OLG München, Beschluss vom 04.04.2013, Aktenzeichen Verg 4/13

Im vorliegenden Fall erfolgte eine Ausschreibung für Brückenbauarbeiten. Der Beschwerdeführer lag mit einer Auftragssumme von 1 Million € an erster Stelle. Dabei kalkulierte er Leistungspositionen für Betonstahl und Spannstahl mit sehr niedrigen Einheitspreisen. Er räumte ein, dass er diese Position mit Verlust kalkuliert habe.

Dieses Angebot veranlasste den Auftraggeber, die Ausschreibung und das Leistungsverzeichnis zu überprüfen. Dabei wurde festgestellt, dass richtigerweise statt 35 t Betonstahl nur 18 t hätten ausgeschrieben werden dürfen und statt 25 t Spannstahl nur 17 t. Unter Berücksichtigung dieser neuen Massen hat der Auftraggeber dann sämtliche Angebote neu berechnet und gelangt zu einem fiktiven Mehrpreis im vom Bieter abgegebenen Angebot von 44.000,00 €, was dazu führt, dass dieser an zweiter Stelle liegt. Der Auftraggeber hebt daraufhin die Ausschreibung auf, weil er der Auffassung ist, dass die abgegebenen Angebote nicht dem Wettbewerb entsprechen würden.

Der Bieter beantragt bei der Vergabekammer die Aufhebung dieser Aufhebung. Der Antrag wurde von der Vergabekammer zurückgewiesen, wogegen der Bieter sofortige Beschwerde zum Oberlandesgericht München eingelegt hat. Die Vergabekammer hatte ihre Entscheidung damit begründet, dass sich der Bieter als unzuverlässig erwiesen habe, weil er offensichtlich die Unzulänglichkeiten des Leistungsverzeichnisses erkannt habe. Hierauf hätte er hinweisen müssen. Die Tatsache, dass er diesen Hinweis nicht abgegeben habe, führe ohnehin zu seinem Ausschluss. Daher könne er auch gegen die Aufhebung der Ausschreibung nicht vorgehen.

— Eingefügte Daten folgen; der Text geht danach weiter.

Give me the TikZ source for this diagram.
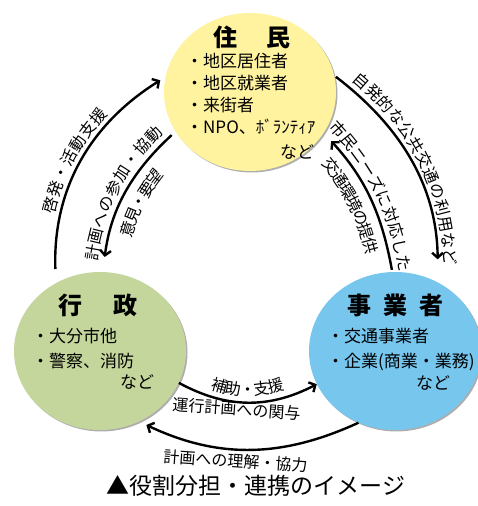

Diese Auffassung teilte das Oberlandesgericht nicht. Bemerkenswert ist, dass das Gericht hierzu ausführte, dass das Erkennen und Ausnutzen von Unstimmigkeiten im Leistungsverzeichnis zwar zu einem Wettbewerbsvorteil bei der Kalkulation führen könne, diese Möglichkeit bestünde jedoch für jeden Beteiligten und rechtfertigt grundsätzlich nicht den Ausschluss des Bieters wegen Unzuverlässigkeit. Außerdem sei der Bieter grundsätzlich nicht verpflichtet, auf Fehler im Leistungsverzeichnis hinzuweisen. Etwas anderes würde nur dann gelten, wenn eine derartige Hinweispflicht in den Bewerbungsbedingungen festgehalten sei. Da dies vorliegend nicht der Fall sei, sei die Ausschreibung auch nicht aufzuheben, weil die Massenabweichungen so gering seien, dass eine Aufhebung der gesamten Ausschreibung durch diese Massenabweichungen nicht gerechtfertigt sei.